Forfeitures and vesting schedules

Many employers tend to use a vesting schedule so that when plan participants leave the company prior to vesting (or fully vesting), the net savings from the forfeited matching contributions can help subsidize plan costs. This benefits the remaining plan participants.

Some employers use vesting schedules hoping that forfeiting unvested matching contributions will discourage job-hopping. Still other employers find that younger employees tend to change jobs often and are not terribly focused on retirement savings, so they will not give much weight to a prospective employer’s 401(k) vesting schedule (or lack of one) when considering accepting a job offer.

What about employers with recruiting strategies involving workers of all age brackets? A significant proportion of targeted recruits may look favorably on immediate vesting. Seasoned labor force participants might be drawn to a company whose compensation philosophy prioritizes facilitating employee retirement savings.

A look at the stats

In January 2019, MetLife shifted from using a graded vesting schedule to immediate vesting. MetLife sees this move as an investment in its people. It believes immediate vesting will help lure employees who are not new to the workforce and perhaps have already become fully vested in the plans where they are presently employed.

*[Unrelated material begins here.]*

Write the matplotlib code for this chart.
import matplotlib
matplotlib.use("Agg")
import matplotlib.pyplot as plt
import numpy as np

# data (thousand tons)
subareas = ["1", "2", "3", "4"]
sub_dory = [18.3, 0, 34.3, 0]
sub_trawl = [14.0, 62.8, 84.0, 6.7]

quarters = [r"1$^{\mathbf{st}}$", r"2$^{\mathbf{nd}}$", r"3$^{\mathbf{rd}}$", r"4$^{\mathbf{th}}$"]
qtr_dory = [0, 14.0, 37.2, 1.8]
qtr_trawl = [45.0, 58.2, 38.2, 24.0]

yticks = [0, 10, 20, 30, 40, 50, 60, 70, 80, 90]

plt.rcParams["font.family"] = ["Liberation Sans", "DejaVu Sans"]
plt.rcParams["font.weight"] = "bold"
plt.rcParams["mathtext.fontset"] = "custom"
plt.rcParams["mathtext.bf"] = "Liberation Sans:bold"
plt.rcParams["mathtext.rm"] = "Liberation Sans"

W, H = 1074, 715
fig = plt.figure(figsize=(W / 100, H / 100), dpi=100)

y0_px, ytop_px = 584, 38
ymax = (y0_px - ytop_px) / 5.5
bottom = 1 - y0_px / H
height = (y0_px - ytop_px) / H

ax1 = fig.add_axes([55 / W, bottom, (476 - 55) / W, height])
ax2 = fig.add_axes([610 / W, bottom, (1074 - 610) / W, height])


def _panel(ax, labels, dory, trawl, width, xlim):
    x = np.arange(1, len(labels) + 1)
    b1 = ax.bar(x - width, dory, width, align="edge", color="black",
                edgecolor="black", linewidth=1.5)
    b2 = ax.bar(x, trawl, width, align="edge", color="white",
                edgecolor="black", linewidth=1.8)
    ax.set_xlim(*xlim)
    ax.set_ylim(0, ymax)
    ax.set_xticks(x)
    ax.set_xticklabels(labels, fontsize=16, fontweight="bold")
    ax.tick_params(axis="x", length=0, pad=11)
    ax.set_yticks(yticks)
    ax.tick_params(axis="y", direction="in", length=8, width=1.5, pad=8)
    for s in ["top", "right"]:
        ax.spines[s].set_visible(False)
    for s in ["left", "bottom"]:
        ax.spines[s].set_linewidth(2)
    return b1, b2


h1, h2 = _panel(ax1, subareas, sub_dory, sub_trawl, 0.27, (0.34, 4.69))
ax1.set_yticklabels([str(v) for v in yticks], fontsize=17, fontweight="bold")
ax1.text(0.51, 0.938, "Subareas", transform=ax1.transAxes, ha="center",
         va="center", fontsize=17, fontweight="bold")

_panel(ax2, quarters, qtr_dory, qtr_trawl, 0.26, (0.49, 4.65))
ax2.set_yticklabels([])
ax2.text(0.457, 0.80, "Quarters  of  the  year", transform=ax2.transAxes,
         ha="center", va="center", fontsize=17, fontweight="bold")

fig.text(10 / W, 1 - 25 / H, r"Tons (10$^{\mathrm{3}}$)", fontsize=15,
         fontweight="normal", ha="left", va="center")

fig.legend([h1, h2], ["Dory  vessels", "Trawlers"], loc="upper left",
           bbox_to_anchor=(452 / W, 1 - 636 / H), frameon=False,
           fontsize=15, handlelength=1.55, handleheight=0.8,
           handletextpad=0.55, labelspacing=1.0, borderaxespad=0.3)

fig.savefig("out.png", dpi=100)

Greenheck Fan Corporation made a similar move in hopes of giving itself a competitive advantage in recruiting production workers. The company’s 401(k) plan was ranked above paid time off as the “most popular benefit” in a payscale.com employee survey.

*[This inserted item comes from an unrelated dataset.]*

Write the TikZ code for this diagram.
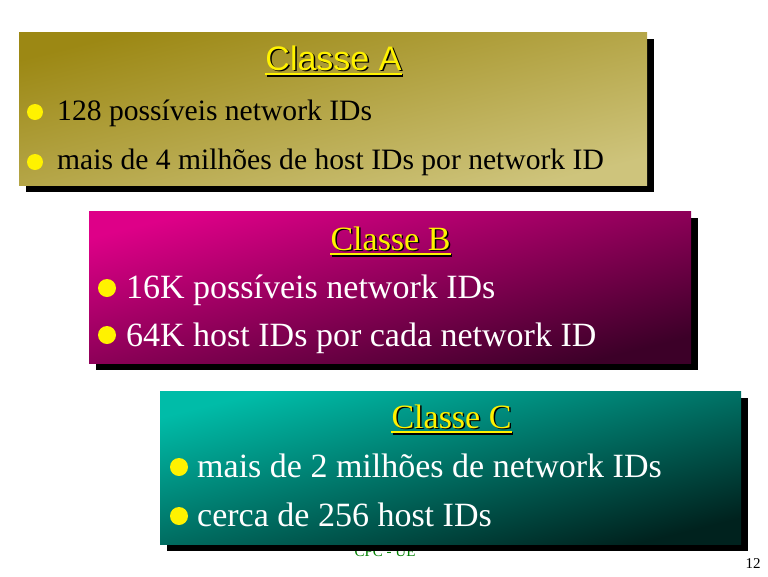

PSCA data indicates that the percentage of sponsors with immediate vesting of matching contributions has remained essentially level over the past ten years. Why? Possibly because the pros and cons of immediate vesting have not changed much over the years and how they are weighted depends on each employer’s compensation philosophy, profitability and competitive position in labor markets.

Time for a change?

Many plans have adopted safe harbor provisions which automatically result in immediate vesting. Candidates you are trying to recruit may have already experienced immediate vesting in their former employer’s safe harbor plan. The bottom line: Plan sponsors should weigh how requiring a vesting period for matching contributions (and what kind of vesting schedule) impacts their recruiting and retention strategies. Also remember that vesting schedules for matching contributions are strictly optional.